The post–election violence of 2011 separated many children from their families. Yet even in times of peace, children find themselves separated from their families for a variety of reasons.
This is particularly true in urban areas. Many children migrate to cities in search of work or education. Mostly, they come with their families, but sometimes they arrive by themselves, vulnerable to exploitation. And too often, these children find themselves excluded from the very opportunities they came for.
"While urban environments usually have more services, such as water, electricity, schools and health care, this does not mean that everyone has access to these services," explained Laetitia Bazzi, UNICEF Chief of Child Protection in Côte d'Ivoire. "This is particularly the case for migrating children who are extremely poor."
Children living in slums may leave home to escape these conditions, only to be faced by worse conditions on their own. "They have no parental support, and are often submitted to abusive treatment—sometimes in a work situation—or on the street," Bazzi said.
Junior found safety at the Centre Sauvetage d'Abidjan (the Abidjan Lifeboat Center) in downtown Abidjan. The program is managed by the Bureau International Catholique de l'enfance (BICE) and supported by UNICEF.
The conflict highlighted the issue of unaccompanied children, said Berté Kafiné, the center’s coordinator. "When the crisis hit, we had a huge influx of children here," she explained. "Some kids walked over 12 miles, fleeing the hotspots in the slums, only to become completely lost, and simply point themselves towards the city buildings. Others were brought in by strangers who found them in the street. And then others came from the rural areas—initially with their parents, until they became separated."
Kafiné and her team at the center offer stability for unaccompanied children, providing beds, meals, classes and recreation. And just as importantly, they offer psycho-social support services to help children deal with the stress caused by separation.
Workers at the Centre Sauvetage d'Abidjan accompany children through the judicial and administrative proceedings, with the goal of reuniting them with their families or placing them in safe and stable care.
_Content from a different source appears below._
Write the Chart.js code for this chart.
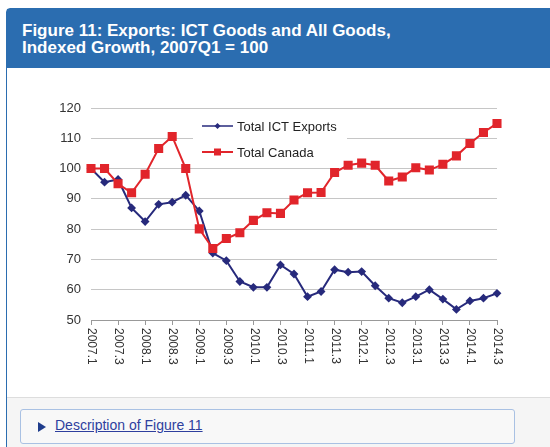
<!DOCTYPE html>
<html>
<head>
<meta charset="utf-8">
<script src="https://cdn.jsdelivr.net/npm/chart.js@4.4.1/dist/chart.umd.min.js"></script>
<style>
  html, body { margin: 0; padding: 0; background: #fff; overflow: hidden; }
  body { width: 550px; height: 447px; position: relative; font-family: Arial, "Liberation Sans", sans-serif; }
  .panel { position: absolute; left: 6px; top: 8px; width: 570px; height: 460px; border: 1px solid #2b6db0; border-radius: 4px 0 0 0; background: #fff; }
  .panel-heading { position: absolute; left: 0; top: 0; right: 0; height: 59px; background: #2b6db0; color: #fff;
    font-weight: bold; font-size: 17px; line-height: 17px; padding: 13px 0 0 15px; box-sizing: border-box; }
  #chartWrap { position: absolute; left: 0; top: 59px; width: 543px; height: 329px; }
  .panel-footer { position: absolute; left: 0; top: 388px; right: 0; bottom: 0; background: #f5f5f5; border-top: 1px solid #ddd; }
  .details { position: absolute; left: 13px; top: 11px; width: 493px; height: 33px; border: 1px solid #a9c1e3; border-radius: 3px; background: #f8f8f8; }
  .details .arrow { position: absolute; left: 17px; top: 12px; width: 0; height: 0; border-left: 8px solid #1f3d8c;
    border-top: 5px solid transparent; border-bottom: 5px solid transparent; }
  .details a { position: absolute; left: 34px; top: 7px; font-size: 14px; color: #2e3f9e; text-decoration: underline; }
</style>
</head>
<body>
<div class="panel">
  <div class="panel-heading">Figure 11: Exports: ICT Goods and All Goods,<br>Indexed Growth, 2007Q1 = 100</div>
  <div id="chartWrap"><canvas id="exportsChart" width="543" height="329"></canvas></div>
  <div class="panel-footer">
    <div class="details"><span class="arrow"></span><a href="#">Description of Figure 11</a></div>
  </div>
</div>
<script>
const quarters = [
  '2007.1', '2007.2', '2007.3', '2007.4',
  '2008.1', '2008.2', '2008.3', '2008.4',
  '2009.1', '2009.2', '2009.3', '2009.4',
  '2010.1', '2010.2', '2010.3', '2010.4',
  '2011.1', '2011.2', '2011.3', '2011.4',
  '2012.1', '2012.2', '2012.3', '2012.4',
  '2013.1', '2013.2', '2013.3', '2013.4',
  '2014.1', '2014.2', '2014.3'
];
const tickLabels = [
  '2007.1', '2007.3', '2008.1', '2008.3', '2009.1', '2009.3', '2010.1', '2010.3',
  '2011.1', '2011.3', '2012.1', '2012.3', '2013.1', '2013.3', '2014.1', '2014.3'
];
const ictExports = [
  100, 95.5, 96.4, 87, 82.5, 88.2, 88.9, 91.2,
  86, 72.1, 69.6, 62.7, 60.8, 60.8, 68.2, 65.2,
  57.7, 59.4, 66.6, 65.8, 66, 61.3, 57.2, 55.7,
  57.7, 60, 56.9, 53.5, 56.3, 57.2, 58.8
];
const totalCanada = [
  100, 100, 95, 92, 98.1, 106.6, 110.6, 100,
  80.1, 73.6, 76.9, 78.8, 82.9, 85.4, 85.2, 89.6,
  92, 92.1, 98.7, 101.1, 101.8, 101.1, 95.9, 97.2,
  100.3, 99.5, 101.4, 104.2, 108.3, 111.9, 114.9
];

const ICT_COLOR = '#272a7c';
const CANADA_COLOR = '#e1252b';

// legend sits inside the plot area, on a white box over the gridlines
const insideLegend = {
  id: 'insideLegend',
  beforeDatasetsDraw(chart) {
    const { ctx, chartArea } = chart;
    const x0 = chartArea.left + 102;
    const y0 = chartArea.top + 7;
    ctx.save();
    ctx.fillStyle = '#fff';
    ctx.fillRect(x0, y0, 154, 47);

    const rows = [
      { ds: chart.data.datasets[0], y: y0 + 11 },
      { ds: chart.data.datasets[1], y: y0 + 37 }
    ];
    rows.forEach(r => {
      const lx = x0 + 9, rx = x0 + 40, mx = (lx + rx) / 2;
      ctx.strokeStyle = r.ds.borderColor;
      ctx.lineWidth = r.ds.pointStyle === 'rect' ? 2 : 1.5;
      ctx.beginPath();
      ctx.moveTo(lx, r.y);
      ctx.lineTo(rx, r.y);
      ctx.stroke();
      ctx.fillStyle = r.ds.borderColor;
      ctx.beginPath();
      if (r.ds.pointStyle === 'rect') {
        ctx.rect(mx - 3.5, r.y - 3.5, 7, 7);
      } else {
        ctx.moveTo(mx, r.y - 3);
        ctx.lineTo(mx + 3, r.y);
        ctx.lineTo(mx, r.y + 3);
        ctx.lineTo(mx - 3, r.y);
        ctx.closePath();
      }
      ctx.fill();
      ctx.fillStyle = '#222';
      ctx.font = '13px Arial, "Liberation Sans", sans-serif';
      ctx.textAlign = 'left';
      ctx.textBaseline = 'middle';
      ctx.fillText(r.ds.label, x0 + 44, r.y + 1);
    });
    ctx.restore();
  }
};

// quarter labels run top-to-bottom under each tick
const verticalTicks = {
  id: 'verticalTicks',
  afterDraw(chart) {
    const { ctx } = chart;
    const xs = chart.scales.x;
    ctx.save();
    ctx.fillStyle = '#333';
    ctx.font = '12px Arial, "Liberation Sans", sans-serif';
    ctx.textAlign = 'left';
    ctx.textBaseline = 'middle';
    tickLabels.forEach(lbl => {
      const px = xs.getPixelForValue(quarters.indexOf(lbl));
      ctx.save();
      ctx.translate(px + 0.5, xs.top + 8);
      ctx.rotate(Math.PI / 2);
      ctx.fillText(lbl, 0, 0);
      ctx.restore();
    });
    ctx.restore();
  }
};

new Chart(document.getElementById('exportsChart'), {
  type: 'line',
  data: {
    labels: quarters,
    datasets: [
      {
        label: 'Total ICT Exports',
        data: ictExports,
        borderColor: ICT_COLOR,
        backgroundColor: ICT_COLOR,
        borderWidth: 2,
        pointStyle: 'rectRot',
        pointRadius: 3,
        tension: 0,
        order: 1
      },
      {
        label: 'Total Canada',
        data: totalCanada,
        borderColor: CANADA_COLOR,
        backgroundColor: CANADA_COLOR,
        borderWidth: 2,
        pointStyle: 'rect',
        pointRadius: 5,
        tension: 0,
        order: 0
      }
    ]
  },
  options: {
    responsive: false,
    animation: false,
    layout: { padding: { top: 40, right: 53, left: 0, bottom: 0 } },
    plugins: {
      legend: { display: false },
      tooltip: { enabled: false }
    },
    scales: {
      x: {
        type: 'category',
        offset: false,
        grid: {
          drawOnChartArea: false,
          drawTicks: true,
          tickLength: 5,
          tickColor: c => (c.index % 2 === 0 ? '#999' : 'rgba(0,0,0,0)')
        },
        border: { color: '#999', width: 1 },
        ticks: { display: false, autoSkip: false },
        afterFit: s => { s.height = 77; }
      },
      y: {
        min: 50,
        max: 120,
        ticks: {
          stepSize: 10,
          padding: 10,
          color: '#333',
          font: { family: 'Arial, "Liberation Sans", sans-serif', size: 13 }
        },
        grid: {
          drawTicks: false,
          color: c => (c.tick && c.tick.value === 50 ? 'rgba(0,0,0,0)' : '#c6c6c6')
        },
        border: { display: false },
        afterFit: s => { s.width = 84; }
      }
    }
  },
  plugins: [insideLegend, verticalTicks]
});
</script>
</body>
</html>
"The reunion is often a happy one, but sometimes the child can have such negative memories of the separation. They can be re-traumatized," Kafiné said.
Other children may feel they no longer have a place at home; UNICEF and partners are working to ensure reunions are healthy and sustainable, sometimes assisting with school fees or providing psycho-social support for families.
Kafiné knows that city life can be very harsh for a child.
"In the city, it's every man for themselves," says Kafiné said. "Taking the hand of a neighbor's child is no longer instinctual. That is why we're here. And let me tell you, it makes a difference."
Back in a narrow cement courtyard in Abobo, Junior sat down for a meal with his family. His father said they no longer argue about schoolwork or chores.
“Something in him changed when he came home," said Coulibaly. "He is with me all the time, and he even helps out his little brother and sister with their schoolwork. It's like he wants to be here with all his heart. And that makes me so happy, so proud."